Navigating the Mobile Jungle
Did you know 1.2 billion people access the web from mobile devices? Mobile traffic accounts for over 15% of all Internet use globally, and mobile-based searches make up a quarter of all searches.
It’s no big surprise we need to optimize for mobile usability and mobile conversion paths, but what types of mobile sites work best? What’s been tried and tested, and how can we replicate the success of early pioneers?
How Does a Mobile-Optimized Site Impact Engagement?
In a published A/B test, Vegas.com ran its mobile-optimized page pictured below against the standard homepage all visitors see, measuring how visitors behaved when viewing the site on mobile devices.
Their mobile-optimized page showed a 16% lift in page views, 14% lift in hotel searches, and a 22% reduction in bounce rate. That’s a massive improvement, especially for a business that relies on hotel searches and stickiness as the lifeblood of their revenue stream.
Sure, this is traffic-dependent—among other things—but it’s hard to argue that the clunky pinch-and-zoom experience of a desktop site on a mobile device won’t turn away potential conversions. It’s easy to make the case that having a mobile page will almost always improve engagement.

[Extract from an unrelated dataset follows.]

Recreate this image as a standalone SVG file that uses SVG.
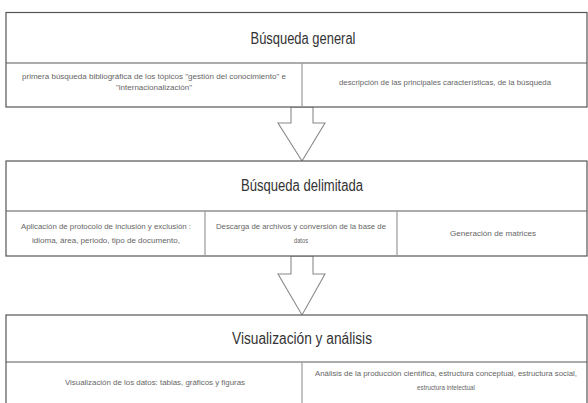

Using Mobile Design to Influence Visitor Behavior
One of the unique characteristics of designing for mobile is limited screen real estate. How that space should be used depends on several factors: the type of online business, the profile of the target customer, and, ultimately, the customer’s desired behavior.
In a May 2013 study, WebTrends tailored a hotel booking engine search page specifically for mobile devices, as pictured below, and demonstrated tremendous lift over the existing site. The “search page” for mobile increased flow through all stages of the funnel and overall conversions by over 14%, with mobile visitor search use up 61%, an increase of 32% in the number of visitors proceeding to the search results page, and 14.5% more people going through online check-out.
Those conversion jumps are massive by any standards, and they make an attractive case for trying a focused mobile page that guides customer behavior. If your visitor is likely to search, making that mobile page all about search is a strong move.
You can blow up more than just a search box. If it’s a lead capture or a form fill-out that you count as a conversion, mobile-friendly forms have been shown to increase conversion rates substantially.
SiteSpect, working with Military.com, ran an A/B test looking at how they could best convert visitors interested in military-friendly schools with GI Bill Benefits. They tested their standard desktop page and form against a form designed exclusively for mobile (images shown side-by-side below) and saw a 56% increase in conversions and 130% increase in confirmed leads.
A Few Considerations for Mobile Landing Page Design
We all know that email gets opened on the go using mobile devices. Email looks good on most smartphones these days, but not all landing pages those emails point to are quite as pretty. How much can we expect to improve conversion if we optimize mobile usability from a landing page standpoint?
In one study published by Marketing Sherpa, Ritz-Carlton discovered mobile-optimized landing page design could mean a 40% conversion rate jump for iPhone users. Looking at the original and mobile versions below, what’s most surprising is that the mobile version isn’t even that slick. The type is larger, the content looks good on the tall rectangular iPhone screen, and there’s a single clear call to action, which seems to be enough to tip conversion rate in the right direction.
Sometimes resource constraints mean that mobile design prioritizes function over form, and the Ritz-Carlton example shows that you can notch a win without committing to building the prettiest mobile landing page.
It’s another story if you dedicate resources to a mobile app. In this 2013 study, Art.com explored whether pointing users to a mobile app download would outperform showing the site as-is to mobile visitors. It was no surprise that the version directing users to download the mobile app—even though it required an extra step on the visitors’ behalf—clearly demonstrated an appetite for the mobile app. Art.com confirmed, in this experiment, that it was worthwhile to segment visitors and optimize for mobile.
Keys to Mobile Usability Success
How are conversion leaders shaping their sites that cater to mobile users? Let’s look at some key takeaways in terms of mobile usability and conversion-friendly design using high-profile examples.
1. Large calls to action and easily clickable links are easy for mobile users to navigate. Look at how Amazon structures their mobile site:
By contrast, you don’t want to go down this road:
2. Just as you would for PC users, reserve space above the fold for the most important info and links. Limited real estate in mobile design will lead you to do things like shorten the nav bar and prioritize which links are critical. See how streamlined the Salesforce.com mobile site appears:
3. Use mobile-friendly dropdowns.
4. Take advantage of mobile-only features such as click to call, like Rackspace does below.
The Trek Continues
Although we’ve focused primarily on smartphones in this survey of mobile conversion data, the tablet market is growing rapidly and deserves dedicated attention as well. Nearly half a billion tablets will ship in 2013 and 2014. Businesses with significant sales and traffic volume have already shifted to dedicated sites for tablet users, who often require elements that are a hybrid between the minimalist smartphone-friendly approach and “all the news that’s fit to print.” The businesses that perform best in the coming decade will be those paying tremendous attention to the growing percentage of web traffic cruising through on a touchscreen.